Helena Producciones is a non-profit, interdisciplinary collective best known for organizing the International Performance Festival in Cali, Colombia. Since 1997, this event has become an important fixture in a city whose recent art production has developed amidst precarious conditions in the absence of any sort of functional institutional apparatus. Within a very broad definition of the idea of performance, the festival has provided a forum for both emerging and established artists from Colombia and abroad. Performances have ranged from: Santiago Sierra’s mounting of an enormous American flag on the wall of the Tertulia Museum (quickly burned and destroyed by angry spectators); to French artist Pierre Pinoncelli’s gruesome amputation of his pinkie finger in protest of the kidnapping of 2002 presidential candidate Ingrid Betancourt; to a concert by Las Malas Amistades, a casiotone art school band whose independently produced CDs have attained cult status among college students in the Northeastern US.
In 2006 the collective curated the XI regional ‘art salon’ (a federally sponsored juried biennial) in which they sought to expand the terrain of the visual arts to include a broader arena of cultural and social practices, many of them from the most isolated areas of the Pacific region, for example: a live match between members of the Puerto Tejada school of fencing with machetes (a practice that originates from the appropriation of the Spanish colonizers’ sport by local slaves); documentation of pirate radio stations in El Choco, one of the country’s most violent territories; and a series of works by non-professional artists.
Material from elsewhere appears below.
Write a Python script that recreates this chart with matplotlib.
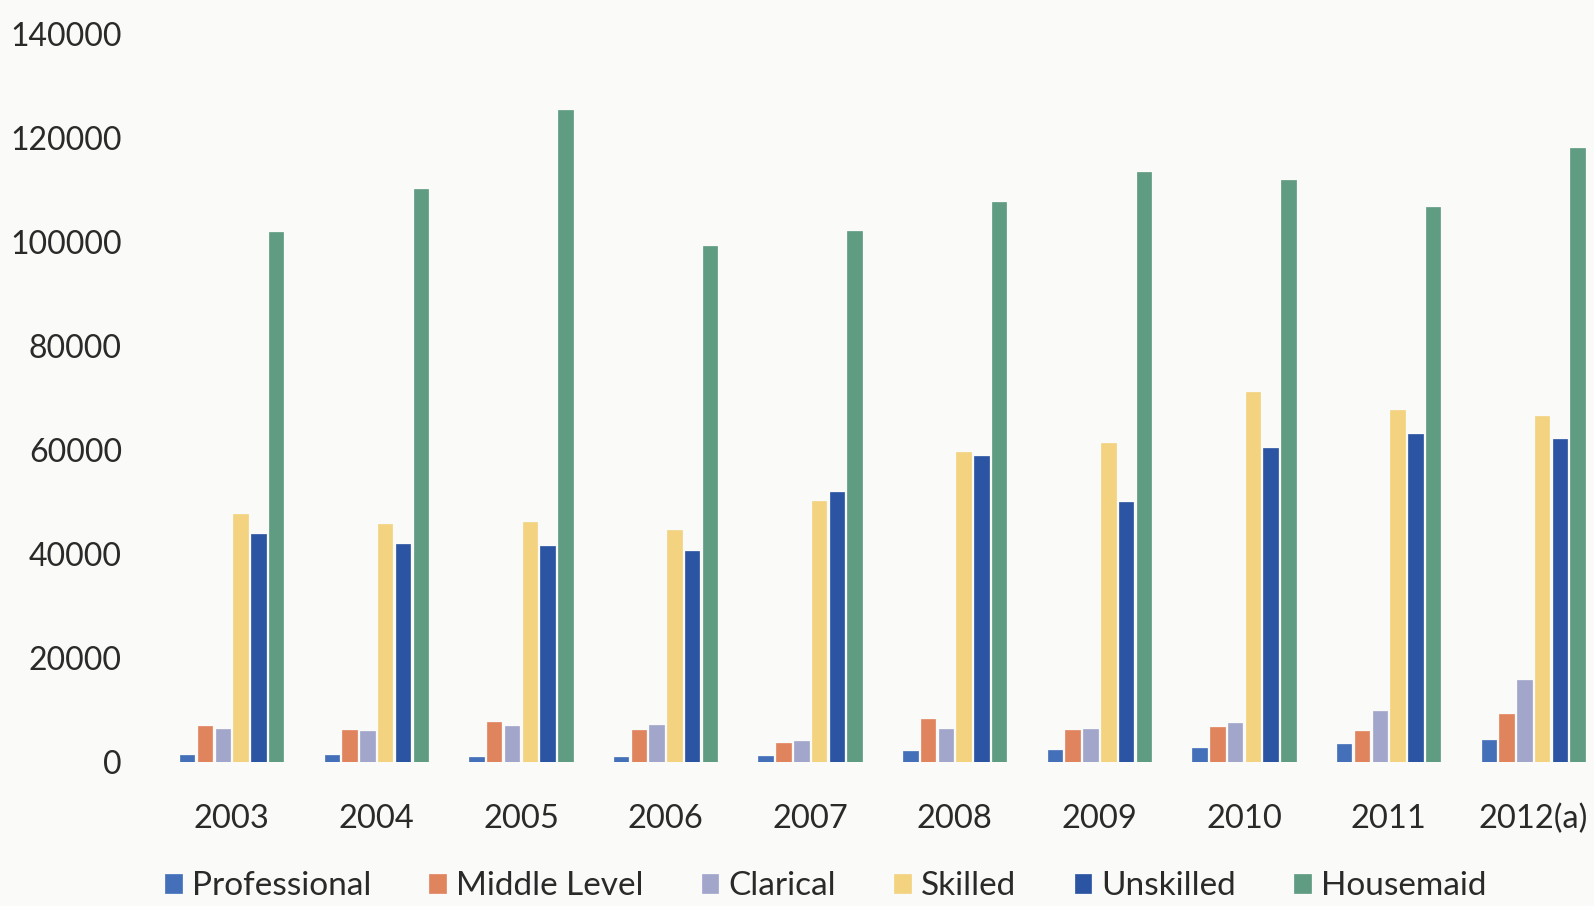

Product of an extensive investigation, this exhibition attempted to contextualize cultural objects within those historical and social formations that have been systematically excluded from academic discourse.
The collective is also responsible for ‘Loop’ a semi-weekly television program that aired in Cali from 2000-2001 and that utilized the format of the variety show to disseminate the activities of local artists and punk bands. They have also collaborated on several occasions with Jairo Pinilla, a Colombian director whose low budget horror/thriller films from the early 80s have become cult classics. All of Helena’s projects are engaged with institutional critique and the making visible of countercultural practices deemed irrelevant by mainstream institutions but which drastically outnumber the handful of names that come to mind when thinking about contemporary art in Colombia and among which, ironically, two of Helena’s members may be counted. Perhaps more importantly, the daily spectacle of social and economic conflict specific to the Colombian context often proves to be fierce, even unfair, competition for contemporary art: it is difficult to find work more interesting or complicated than the context that produces it and to which it attempts to critically respond.
Cali has been described as ‘the periphery of the periphery,’ where geographical isolation, economic disparity and cultural malaise exist alongside a relaxed, tropical cultural milieu in which nothing ever really seems to happen. The title of this exhibition, ‘Cali en el espejo’ can be roughly translated as ‘Cali in the mirror,’ and draws attention to an interest in the narrative of a particular place while shunning the idea of configuring a homogenous local scene efficiently packaged and ready for international consumption.
Members of Helena Producciones are: Wilson Díaz, Ana María Millán, Andrés Sandoval, Claudia Patricia Sarria, and Juan David Medina.